Records shown |
Begin
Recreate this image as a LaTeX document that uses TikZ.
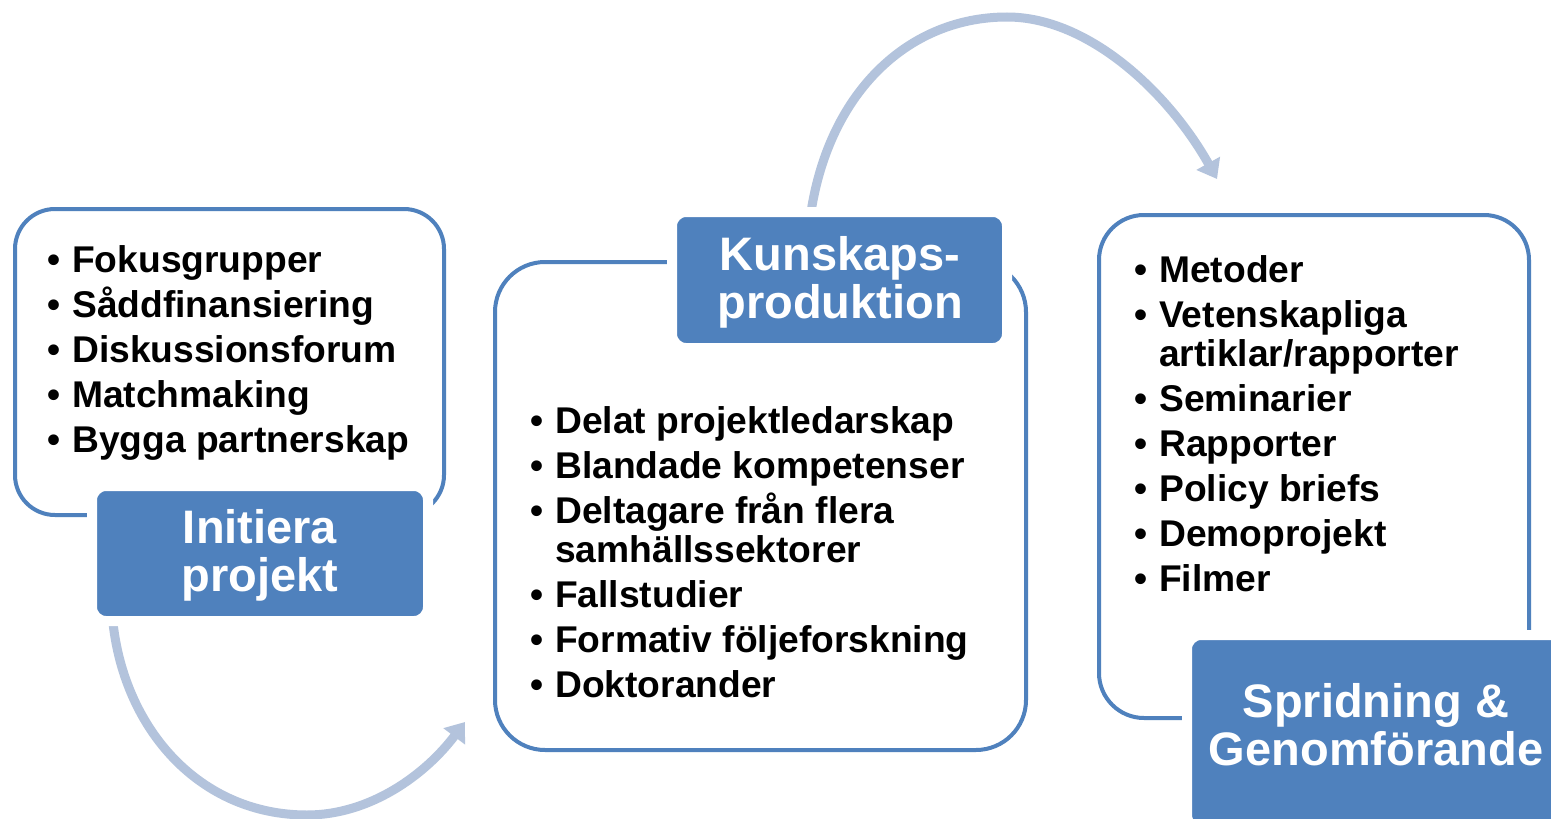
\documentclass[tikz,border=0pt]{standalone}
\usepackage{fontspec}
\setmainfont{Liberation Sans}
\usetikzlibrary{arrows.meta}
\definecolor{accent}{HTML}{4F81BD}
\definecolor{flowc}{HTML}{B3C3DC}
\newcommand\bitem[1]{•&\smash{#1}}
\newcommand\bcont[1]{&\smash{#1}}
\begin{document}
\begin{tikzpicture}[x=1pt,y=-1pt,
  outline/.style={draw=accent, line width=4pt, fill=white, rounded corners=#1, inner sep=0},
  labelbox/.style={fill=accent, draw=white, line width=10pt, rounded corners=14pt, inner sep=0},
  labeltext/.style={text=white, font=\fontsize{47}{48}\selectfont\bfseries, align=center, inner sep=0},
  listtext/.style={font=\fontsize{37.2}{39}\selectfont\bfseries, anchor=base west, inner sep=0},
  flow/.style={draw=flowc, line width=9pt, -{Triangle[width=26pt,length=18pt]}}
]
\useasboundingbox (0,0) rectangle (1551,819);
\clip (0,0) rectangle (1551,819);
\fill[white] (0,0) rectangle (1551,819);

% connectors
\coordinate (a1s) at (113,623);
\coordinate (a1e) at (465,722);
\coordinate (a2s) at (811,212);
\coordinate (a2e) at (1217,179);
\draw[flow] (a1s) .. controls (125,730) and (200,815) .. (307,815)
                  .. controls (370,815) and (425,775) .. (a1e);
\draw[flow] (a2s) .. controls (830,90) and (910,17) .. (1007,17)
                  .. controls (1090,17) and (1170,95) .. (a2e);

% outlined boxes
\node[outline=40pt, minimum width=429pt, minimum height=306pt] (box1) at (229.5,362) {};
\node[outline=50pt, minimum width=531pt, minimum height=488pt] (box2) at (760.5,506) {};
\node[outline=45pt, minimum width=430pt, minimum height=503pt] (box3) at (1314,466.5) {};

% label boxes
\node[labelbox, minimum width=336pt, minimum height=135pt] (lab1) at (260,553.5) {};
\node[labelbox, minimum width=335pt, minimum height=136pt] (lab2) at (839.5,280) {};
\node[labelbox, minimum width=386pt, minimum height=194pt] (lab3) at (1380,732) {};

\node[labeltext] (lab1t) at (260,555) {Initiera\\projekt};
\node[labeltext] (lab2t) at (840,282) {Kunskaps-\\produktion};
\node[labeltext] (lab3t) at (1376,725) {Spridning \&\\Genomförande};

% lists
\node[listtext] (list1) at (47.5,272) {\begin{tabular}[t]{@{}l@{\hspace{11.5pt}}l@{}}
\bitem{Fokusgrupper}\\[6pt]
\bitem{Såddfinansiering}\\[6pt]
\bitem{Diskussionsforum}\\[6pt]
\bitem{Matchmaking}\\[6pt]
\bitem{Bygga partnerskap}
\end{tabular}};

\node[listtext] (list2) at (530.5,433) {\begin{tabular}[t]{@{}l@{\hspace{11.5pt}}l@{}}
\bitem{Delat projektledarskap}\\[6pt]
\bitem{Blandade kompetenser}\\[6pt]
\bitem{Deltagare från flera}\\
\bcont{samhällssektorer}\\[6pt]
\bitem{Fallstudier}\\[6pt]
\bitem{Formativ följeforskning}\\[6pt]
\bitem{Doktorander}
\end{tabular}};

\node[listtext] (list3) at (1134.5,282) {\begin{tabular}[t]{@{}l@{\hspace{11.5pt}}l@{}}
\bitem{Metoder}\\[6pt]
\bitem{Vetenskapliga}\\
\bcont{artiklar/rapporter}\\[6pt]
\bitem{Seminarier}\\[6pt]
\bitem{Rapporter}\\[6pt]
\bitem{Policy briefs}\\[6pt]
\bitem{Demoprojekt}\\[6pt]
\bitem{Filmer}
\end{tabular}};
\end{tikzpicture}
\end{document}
End
Begin
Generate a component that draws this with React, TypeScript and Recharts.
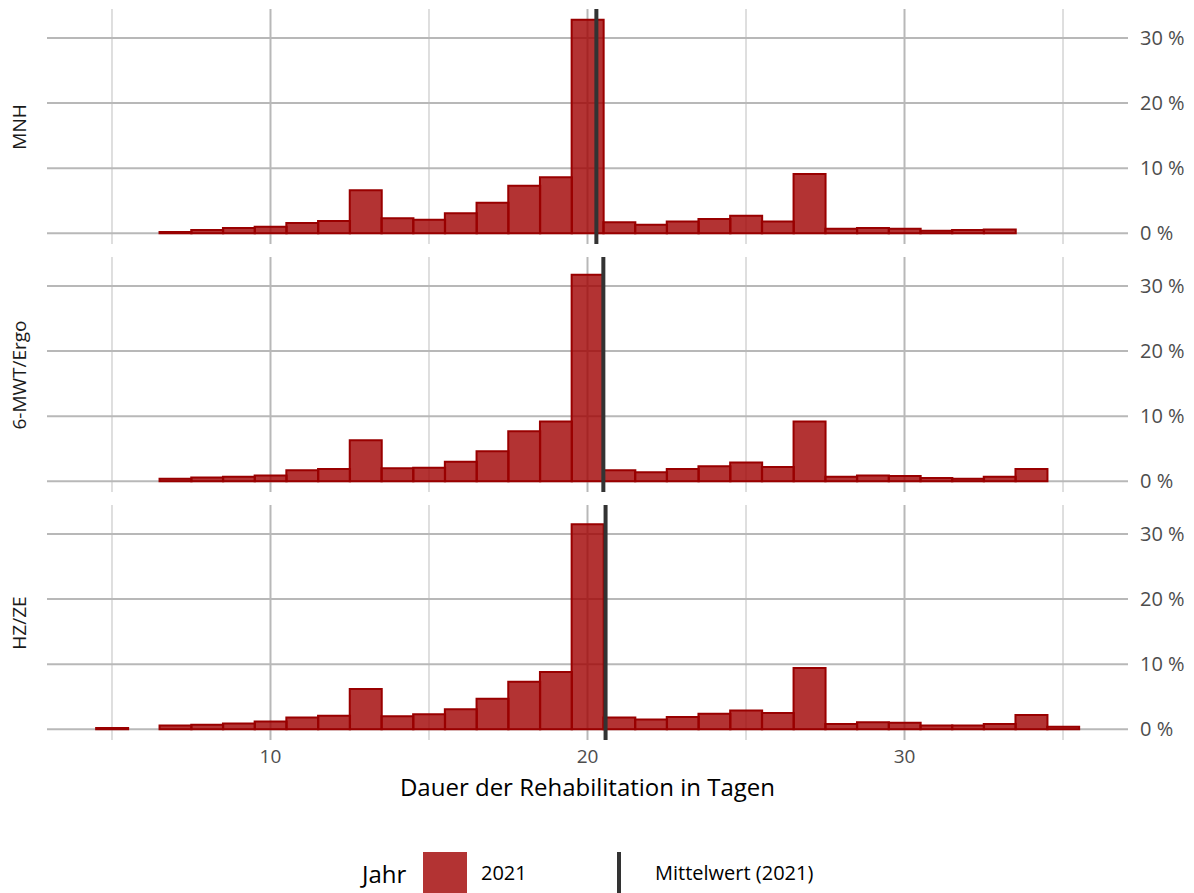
End
Begin
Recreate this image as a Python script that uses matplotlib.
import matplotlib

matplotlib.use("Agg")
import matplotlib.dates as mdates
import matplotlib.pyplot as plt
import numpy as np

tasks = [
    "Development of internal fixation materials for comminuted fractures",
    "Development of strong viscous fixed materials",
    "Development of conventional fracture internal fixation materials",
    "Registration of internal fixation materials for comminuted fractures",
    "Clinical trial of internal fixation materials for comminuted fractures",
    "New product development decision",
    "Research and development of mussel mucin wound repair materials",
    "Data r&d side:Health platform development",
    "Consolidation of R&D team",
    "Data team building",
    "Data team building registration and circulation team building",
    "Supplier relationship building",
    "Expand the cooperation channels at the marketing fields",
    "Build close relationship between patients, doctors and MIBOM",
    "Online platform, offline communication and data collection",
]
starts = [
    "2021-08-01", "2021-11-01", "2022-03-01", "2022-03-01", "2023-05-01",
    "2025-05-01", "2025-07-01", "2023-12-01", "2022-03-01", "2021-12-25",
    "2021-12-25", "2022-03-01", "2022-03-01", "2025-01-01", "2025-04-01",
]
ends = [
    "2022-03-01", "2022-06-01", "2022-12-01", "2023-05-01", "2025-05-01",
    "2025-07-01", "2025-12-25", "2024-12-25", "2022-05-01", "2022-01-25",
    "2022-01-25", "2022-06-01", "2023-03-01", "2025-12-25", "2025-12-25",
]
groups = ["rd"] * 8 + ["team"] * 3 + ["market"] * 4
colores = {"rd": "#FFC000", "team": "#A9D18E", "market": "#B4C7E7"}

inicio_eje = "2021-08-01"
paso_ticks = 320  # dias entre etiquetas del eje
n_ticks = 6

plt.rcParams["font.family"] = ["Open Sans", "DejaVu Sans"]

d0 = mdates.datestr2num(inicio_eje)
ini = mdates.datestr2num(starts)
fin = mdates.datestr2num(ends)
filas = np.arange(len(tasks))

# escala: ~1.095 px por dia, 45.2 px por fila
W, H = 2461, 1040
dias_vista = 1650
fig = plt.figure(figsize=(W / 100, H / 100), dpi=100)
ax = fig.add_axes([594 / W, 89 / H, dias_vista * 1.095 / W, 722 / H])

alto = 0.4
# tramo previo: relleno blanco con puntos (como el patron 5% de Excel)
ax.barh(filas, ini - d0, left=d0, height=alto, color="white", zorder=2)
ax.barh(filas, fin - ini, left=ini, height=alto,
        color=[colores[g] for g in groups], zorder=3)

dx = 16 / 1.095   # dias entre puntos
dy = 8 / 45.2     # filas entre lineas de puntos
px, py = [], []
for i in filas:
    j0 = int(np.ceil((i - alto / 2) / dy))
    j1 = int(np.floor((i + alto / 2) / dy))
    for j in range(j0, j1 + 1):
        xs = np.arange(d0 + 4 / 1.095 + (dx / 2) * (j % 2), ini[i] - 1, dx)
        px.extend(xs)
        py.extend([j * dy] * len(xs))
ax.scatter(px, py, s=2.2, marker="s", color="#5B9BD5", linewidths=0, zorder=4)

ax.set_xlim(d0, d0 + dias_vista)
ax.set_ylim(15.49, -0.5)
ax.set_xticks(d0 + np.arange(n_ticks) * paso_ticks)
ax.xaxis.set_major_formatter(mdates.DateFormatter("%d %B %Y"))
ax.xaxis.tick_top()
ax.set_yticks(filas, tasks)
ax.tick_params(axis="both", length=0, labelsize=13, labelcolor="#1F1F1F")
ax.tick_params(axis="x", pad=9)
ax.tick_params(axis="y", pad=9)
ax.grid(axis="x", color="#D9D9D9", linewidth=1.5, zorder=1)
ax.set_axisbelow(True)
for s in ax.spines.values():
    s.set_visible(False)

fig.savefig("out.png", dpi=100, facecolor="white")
End
Task brief | Your task is to quote exactly the lines beginning with the one that contains "Recreate this image as a Python" and ending with the one that contains "import numpy as np", with nothing left out or added.

Full answer |
Recreate this image as a Python script that uses matplotlib.
import matplotlib

matplotlib.use("Agg")
import matplotlib.dates as mdates
import matplotlib.pyplot as plt
import numpy as np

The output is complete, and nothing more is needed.